Eve’s flagship model will be piloted at launch with space for up to four passengers and standard carry-on luggage. Future variants could be autonomous and accommodate up to six people. Range at entry into service will be about 60 miles, limiting it to short hops. But according to Eve, it will have a cost-per-seat six times lower than helicopters.

The air taxi’s electric propulsion system was developed through a joint venture between Embraer and Japan’s Nidec Motor Corp. An electric pusher propeller will be powered by dual electric motors from Beta Technologies.

But unlike most American air taxi designs, Eve’s does not include tilting propellers. Instead, eight four-bladed, vertical propellers provide lift, with cruise supported by the pusher propeller and a rigid overhead wing. The wing has distributed rotors, no flaps, and a single actuator and aileron on each side.

Controls comprise a fly-by-wire system, four-axis sidestick, and Garmin G3000 Integrated Flight Deck, supported by navigation systems from Honeywell. A joint venture between Embraer and CAE will train Eve pilots.

Eve is conducting initial flight testing with an engineering prototype—a full-scale, nonconforming variant of the model it aims to certify with ANAC and the FAA. The prototype is remotely piloted and has simpler systems than the company’s production model. But per Luiz Valentini, Eve’s chief technology officer, it is “very representative with respect to the dynamics of flight [and] noise characteristics.”
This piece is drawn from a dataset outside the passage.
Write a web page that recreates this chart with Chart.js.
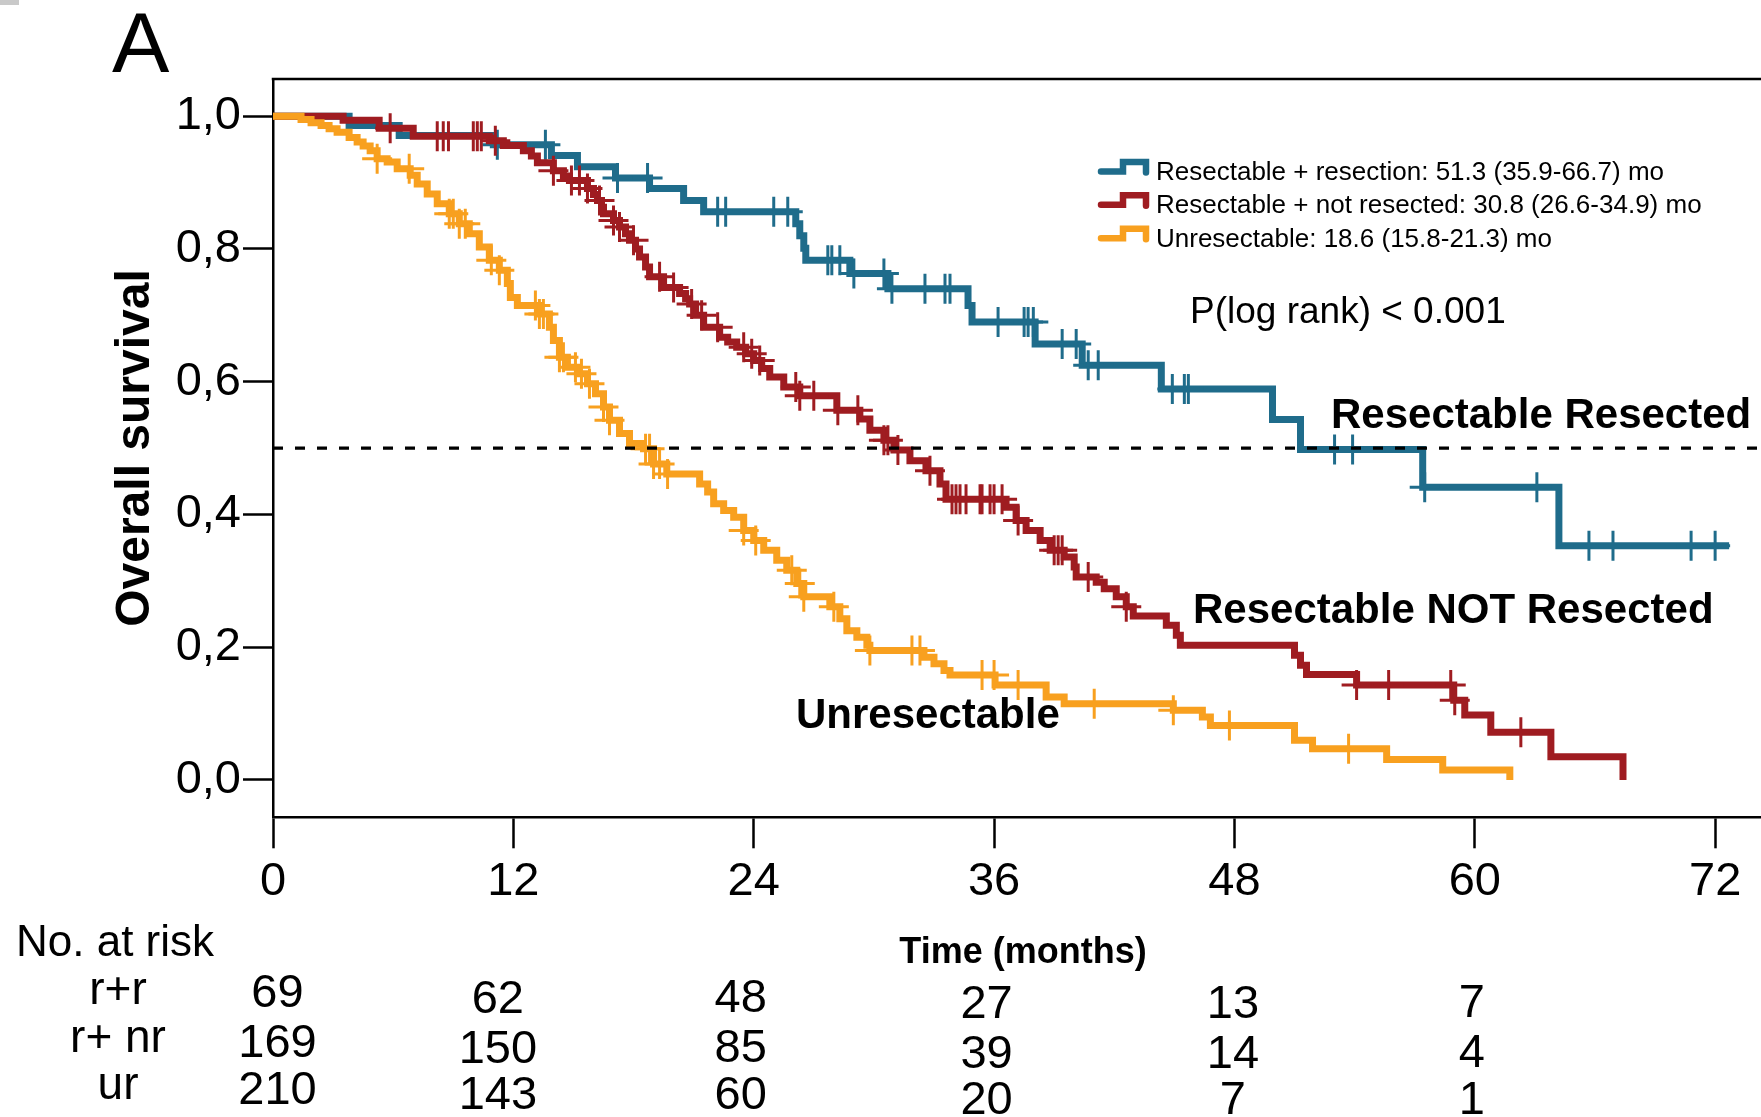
<!DOCTYPE html>
<html>
<head>
<meta charset="utf-8">
<script src="https://cdn.jsdelivr.net/npm/chart.js@4/dist/chart.umd.min.js"></script>
<style>
  html, body { margin: 0; padding: 0; background: #fff; overflow: hidden; }
  #wrap { width: 1761px; height: 1117px; position: relative; }
</style>
</head>
<body>
<div id="wrap"><canvas id="km" width="1761" height="1117"></canvas></div>
<script>
// ---- Kaplan-Meier data: event times (months) and survival after each event ----
const groupNames = [
  'Resectable + resection: 51.3 (35.9-66.7) mo',
  'Resectable + not resected: 30.8 (26.6-34.9) mo',
  'Unresectable: 18.6 (15.8-21.3) mo'
];

// Resectable + resection (r+r)
const rrTimes = [3.8, 6.3, 11.0, 13.9, 15.2, 17.1, 18.8, 20.5, 21.5, 26.1, 26.3, 26.5, 26.6, 28.8, 30.7, 34.7, 34.9, 38.05, 40.4, 44.35, 49.9, 51.3, 57.4, 64.2];
const rrSurv  = [0.986, 0.971, 0.957, 0.941, 0.924, 0.907, 0.891, 0.873, 0.856, 0.838, 0.820, 0.801, 0.783, 0.763, 0.740, 0.715, 0.690, 0.657, 0.625, 0.589, 0.543, 0.498, 0.441, 0.353];
const rrEnd = 72.7;
const rrCensored = [11.2, 13.6, 17.2, 18.7, 22.2, 22.6, 25.0, 25.7, 27.7, 27.9, 28.3, 29.0, 30.5, 30.9, 32.55, 33.55, 33.8, 36.2, 37.5, 37.7, 37.96, 39.4, 40.1, 40.7, 41.2, 44.9, 45.5, 45.7, 53.0, 53.9, 57.5, 63.1, 65.7, 66.9, 70.8, 72.0];

// Resectable + not resected (r+ nr)
const rnrTimes = [3.5, 5.3, 7.0, 10.8, 11.5, 12.5, 12.9, 13.2, 14.0, 14.5, 14.8, 15.7, 16.0, 16.2, 16.4, 16.5, 17.0, 17.3, 17.6, 17.8, 18.1, 18.3, 18.6, 18.8, 19.5, 20.3, 20.6, 20.8, 21.1, 21.5, 22.3, 22.7, 23.15, 23.6, 24.0, 24.4, 24.8, 25.5, 26.3, 28.15, 29.3, 29.8, 30.5, 31.0, 31.8, 32.6, 33.3, 33.6, 36.6, 37.1, 37.6, 38.3, 38.8, 39.5, 40.0, 40.1, 41.1, 41.5, 42.1, 42.6, 42.95, 44.6, 45.1, 45.3, 51.0, 51.3, 51.6, 54.1, 58.95, 59.5, 60.8, 63.8, 67.4];
const rnrSurv  = [0.994, 0.982, 0.970, 0.963, 0.956, 0.948, 0.940, 0.930, 0.918, 0.910, 0.903, 0.891, 0.882, 0.873, 0.863, 0.853, 0.843, 0.833, 0.823, 0.813, 0.800, 0.788, 0.773, 0.758, 0.742, 0.733, 0.725, 0.717, 0.700, 0.682, 0.667, 0.660, 0.652, 0.642, 0.632, 0.620, 0.607, 0.592, 0.579, 0.557, 0.544, 0.527, 0.512, 0.497, 0.481, 0.466, 0.446, 0.423, 0.411, 0.391, 0.376, 0.361, 0.346, 0.336, 0.321, 0.306, 0.298, 0.288, 0.276, 0.261, 0.247, 0.233, 0.218, 0.203, 0.188, 0.173, 0.159, 0.143, 0.120, 0.098, 0.072, 0.035, 0];
const rnrEnd = 67.4;
const rnrCensored = [5.85, 8.2, 8.5, 8.76, 10.0, 10.2, 10.4, 11.1, 14.0, 14.9, 15.3, 15.7, 16.3, 17.0, 17.3, 18.0, 19.3, 20.0, 20.9, 21.4, 22.2, 23.5, 23.9, 24.3, 26.1, 26.3, 27.0, 28.2, 29.2, 30.5, 30.7, 31.2, 32.8, 33.9, 34.1, 34.3, 34.6, 35.3, 35.4, 35.8, 36.0, 36.4, 37.2, 39.0, 39.2, 39.4, 40.7, 42.6, 54.1, 55.7, 58.8, 59.0, 62.3];

// Unresectable (ur)
const urTimes = [1.4, 1.9, 2.4, 2.8, 3.2, 3.8, 4.2, 4.5, 4.85, 5.2, 5.7, 6.2, 6.85, 7.2, 7.7, 8.2, 8.8, 9.3, 9.8, 10.3, 10.8, 11.3, 11.7, 11.85, 12.2, 13.3, 13.8, 14.0, 14.3, 14.7, 15.2, 15.7, 16.1, 16.5, 16.8, 17.3, 17.8, 18.5, 19.0, 19.66, 21.3, 21.7, 22.0, 22.5, 23.0, 23.5, 24.0, 24.5, 25.15, 25.65, 26.15, 26.5, 27.8, 28.3, 28.65, 29.15, 29.65, 29.8, 32.5, 33.0, 33.5, 33.8, 36.05, 38.6, 39.5, 44.95, 46.4, 46.8, 51.0, 51.9, 55.6, 58.4, 61.75];
const urSurv  = [0.995, 0.990, 0.986, 0.981, 0.976, 0.968, 0.961, 0.955, 0.948, 0.936, 0.931, 0.921, 0.911, 0.898, 0.883, 0.868, 0.853, 0.838, 0.823, 0.803, 0.783, 0.768, 0.748, 0.727, 0.715, 0.702, 0.682, 0.662, 0.637, 0.622, 0.612, 0.597, 0.582, 0.562, 0.542, 0.522, 0.507, 0.499, 0.476, 0.461, 0.446, 0.434, 0.416, 0.406, 0.396, 0.376, 0.361, 0.346, 0.331, 0.316, 0.296, 0.276, 0.261, 0.243, 0.225, 0.215, 0.203, 0.195, 0.185, 0.175, 0.165, 0.158, 0.143, 0.125, 0.115, 0.105, 0.095, 0.082, 0.060, 0.047, 0.031, 0.015, 0];
const urEnd = 61.75;
const urCensored = [5.2, 6.8, 8.8, 9.0, 9.3, 9.6, 10.9, 11.3, 13.1, 13.3, 13.5, 14.3, 14.5, 15.1, 15.4, 15.8, 16.5, 16.8, 18.6, 18.8, 19.0, 19.3, 19.7, 23.5, 24.1, 25.9, 26.3, 26.5, 28.0, 29.8, 31.9, 32.3, 35.4, 36.0, 37.2, 41.0, 44.95, 47.75, 53.7];

// Number at risk
const riskTimes = [0, 12, 24, 36, 48, 60];
const riskRowLabels = ['r+r', 'r+ nr', 'ur'];
const riskRR  = [69, 62, 48, 27, 13, 7];
const riskRNR = [169, 150, 85, 39, 14, 4];
const riskUR  = [210, 143, 60, 20, 7, 1];

// Axes
const xTicks = [0, 12, 24, 36, 48, 60, 72];
const yTicks = [0, 0.2, 0.4, 0.6, 0.8, 1.0];
const yTickLabels = ['0,0', '0,2', '0,4', '0,6', '0,8', '1,0'];
const medianLine = 0.5;

// ---- styling ----
const FONT = "'Liberation Sans', Arial, Helvetica, sans-serif";
const BLUE = '#1f6c8b';
const RED = '#9f1c21';
const ORANGE = '#f8a01f';
const X_MAX = 74.29;

// Build Kaplan-Meier staircase points from event times
function stepPoints(times, surv, end) {
  const pts = [{ x: 0, y: 1 }];
  let s = 1;
  times.forEach((t, i) => {
    pts.push({ x: t, y: s });
    s = surv[i];
    pts.push({ x: t, y: s });
  });
  if (end > times[times.length - 1]) pts.push({ x: end, y: s });
  return pts;
}
function survivalAt(times, surv, t) {
  let s = 1;
  for (let i = 0; i < times.length; i++) if (times[i] <= t) s = surv[i];
  return s;
}
function censorPoints(times, surv, cens) {
  return cens.map(t => ({ x: t, y: survivalAt(times, surv, t) }));
}

function curve(label, data, color, order) {
  return {
    label, data, order,
    borderColor: color, borderWidth: 7,
    pointRadius: 0, fill: false, tension: 0,
    borderJoinStyle: 'miter', borderCapStyle: 'butt'
  };
}
function marks(label, data, color, order) {
  return {
    label, data, order,
    showLine: false,
    pointStyle: 'cross', pointRadius: 15,
    pointBorderColor: color, pointBorderWidth: 3,
    pointBackgroundColor: color
  };
}

// ---- extra drawing: frame, titles, legend, labels, risk table ----
const extras = {
  id: 'extras',
  afterDraw(chart) {
    const c = chart.ctx, a = chart.chartArea;
    const xs = chart.scales.x;
    c.save();

    // small grey mark in the corner
    c.fillStyle = '#c9c9c9';
    c.fillRect(0, 0, 19, 5);

    // top frame line
    c.strokeStyle = '#000';
    c.lineWidth = 2.5;
    c.beginPath();
    c.moveTo(a.left - 1.25, a.top);
    c.lineTo(chart.width, a.top);
    c.stroke();

    c.fillStyle = '#000';
    c.textBaseline = 'alphabetic';

    // panel letter
    c.textAlign = 'left';
    c.font = `86px ${FONT}`;
    c.fillText('A', 112, 72);

    // y axis title
    c.save();
    c.translate(148.5, 448);
    c.rotate(-Math.PI / 2);
    c.textAlign = 'center';
    c.font = `bold 48px ${FONT}`;
    c.fillText('Overall survival', 0, 0);
    c.restore();

    // x axis title
    c.textAlign = 'center';
    c.font = `bold 36px ${FONT}`;
    c.fillText('Time (months)', 1023, 963);

    // legend
    const colors = [BLUE, RED, ORANGE];
    const legBase = [180, 213.3, 246.7];
    groupNames.forEach((name, i) => {
      const b = legBase[i];
      c.strokeStyle = colors[i];
      c.lineWidth = 6.5;
      c.lineCap = 'round';
      c.lineJoin = 'miter';
      c.beginPath();
      c.moveTo(1101, b - 8.5);
      c.lineTo(1123, b - 8.5);
      c.lineTo(1123, b - 18);
      c.lineTo(1146, b - 18);
      c.lineTo(1146, b - 7.5);
      c.stroke();
      c.fillStyle = '#000';
      c.textAlign = 'left';
      c.font = `26px ${FONT}`;
      c.fillText(name, 1156, b);
    });

    // log-rank p value
    c.textAlign = 'left';
    c.font = `37px ${FONT}`;
    c.fillText('P(log rank) < 0.001', 1190, 323);

    // curve labels
    c.font = `bold 42px ${FONT}`;
    c.fillText('Resectable Resected', 1331, 428);
    c.fillText('Resectable NOT Resected', 1193, 623);
    c.fillText('Unresectable', 796, 728);

    // number at risk table
    c.font = `44px ${FONT}`;
    c.fillText('No. at risk', 16, 956);

    const rows = [riskRR, riskRNR, riskUR];
    const rowBase = [1007, 1057, 1103.5];
    const labelBase = [1003.5, 1052, 1098.5];
    const colShiftX = [4.5, -15.5, -13, -7.5, -1.5, -3];
    const colShiftY = [0, 5.5, 5, 10.5, 10.5, 10];
    c.textAlign = 'center';
    riskRowLabels.forEach((lab, r) => {
      c.font = `46px ${FONT}`;
      c.fillText(lab, 118, labelBase[r]);
      c.font = `47px ${FONT}`;
      rows[r].forEach((n, k) => {
        const px = xs.getPixelForValue(riskTimes[k]) + colShiftX[k];
        c.fillText(String(n), px, rowBase[r] + colShiftY[k]);
      });
    });

    c.restore();
  }
};

const datasets = [
  curve('r+r', stepPoints(rrTimes, rrSurv, rrEnd), BLUE, 6),
  marks('r+r censored', censorPoints(rrTimes, rrSurv, rrCensored), BLUE, 5),
  curve('r+ nr', stepPoints(rnrTimes, rnrSurv, rnrEnd), RED, 4),
  marks('r+ nr censored', censorPoints(rnrTimes, rnrSurv, rnrCensored), RED, 3),
  curve('ur', stepPoints(urTimes, urSurv, urEnd), ORANGE, 2),
  marks('ur censored', censorPoints(urTimes, urSurv, urCensored), ORANGE, 1),
  {
    label: 'median', order: 0,
    data: [{ x: 0, y: medianLine }, { x: X_MAX, y: medianLine }],
    borderColor: '#000', borderWidth: 3.4, borderDash: [10, 12],
    pointRadius: 0, fill: false
  }
];

new Chart(document.getElementById('km'), {
  type: 'line',
  data: { datasets },
  options: {
    responsive: false,
    animation: false,
    events: [],
    layout: { autoPadding: false, padding: { top: 79, left: 0, right: 0, bottom: 0 } },
    plugins: { legend: { display: false }, tooltip: { enabled: false } },
    scales: {
      x: {
        type: 'linear', min: 0, max: X_MAX,
        afterFit(s) { s.height = 1117 - 817.3; s.paddingLeft = 0; s.paddingRight = 0; },
        afterBuildTicks(s) { s.ticks = xTicks.map(v => ({ value: v })); },
        ticks: {
          color: '#000', font: { family: FONT, size: 47 },
          padding: 6, maxRotation: 0, autoSkip: false, includeBounds: false
        },
        grid: { drawOnChartArea: false, drawTicks: true, tickLength: 31, tickWidth: 2.5, tickColor: '#000' },
        border: { display: true, color: '#000', width: 2.5 }
      },
      y: {
        min: -0.0562, max: 1.0561,
        afterFit(s) { s.width = 273; s.paddingTop = 0; s.paddingBottom = 0; },
        afterBuildTicks(s) { s.ticks = yTicks.map(v => ({ value: v })); },
        ticks: {
          color: '#000', font: { family: FONT, size: 47 }, padding: 2,
          callback: (v, i) => yTickLabels[i]
        },
        grid: { drawOnChartArea: false, drawTicks: true, tickLength: 30, tickWidth: 2.5, tickColor: '#000' },
        border: { display: true, color: '#000', width: 2.5 }
      }
    }
  },
  plugins: [extras]
});
</script>
</body>
</html>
Valentini in December said the plan is for “hundreds of flights throughout 2026” as Eve aims to transition from hover to wingborne flight testing.

December marked the company’s first prototype test flight, which was uncrewed and lasted about one minute. The flight collected data on the airframe design, control laws, propulsion system, and vertical lift rotors, in addition to gauging energy management and noise footprint. It also validated the integration of Embraer’s fifth-generation, fly-by-wire system, which powers some of the company’s other airframes such as the E2 and KC-135.

Eve on Wednesday said it has racked up about 1.5 hours of flight time across 35 tests since December, gradually expanding the envelope. The company said the prototype has flown as high as 140 feet in low-speed testing up to 15 knots, intended to validate control laws, aerodynamic efficiency, and conduct other initial checkouts.

Eve said the aircraft has demonstrated “consistent flight behavior under the tested conditions, including maneuvers with simultaneous inputs across three axes.”

“Preliminary results indicate efficiency gains, with propulsion and battery performance above initial expectations, while noise levels remain within projections, significantly lower than those of conventional helicopters,” it said Wednesday.

The Embraer subsidiary plans to conduct testing at higher speeds up to 30 knots in the coming days. In addition to the engineering prototype, it will build five conforming prototypes that more closely resemble the model it seeks to operate.

“The results achieved in these first months following our initial flight in December 2025 reinforce our confidence in the aircraft’s architecture and our ability to deliver a safe, efficient and scalable solution for the urban air mobility market,” Bordais said.

In addition to United’s conditional purchase of 200 air taxis and 200 options, SkyWest in 2021 signed a nonbinding letter of intent for up to 100 aircraft. At last year’s Paris Air Show, Eve said it had about 2,800 aircraft preorders, most of them nonbinding or conditional.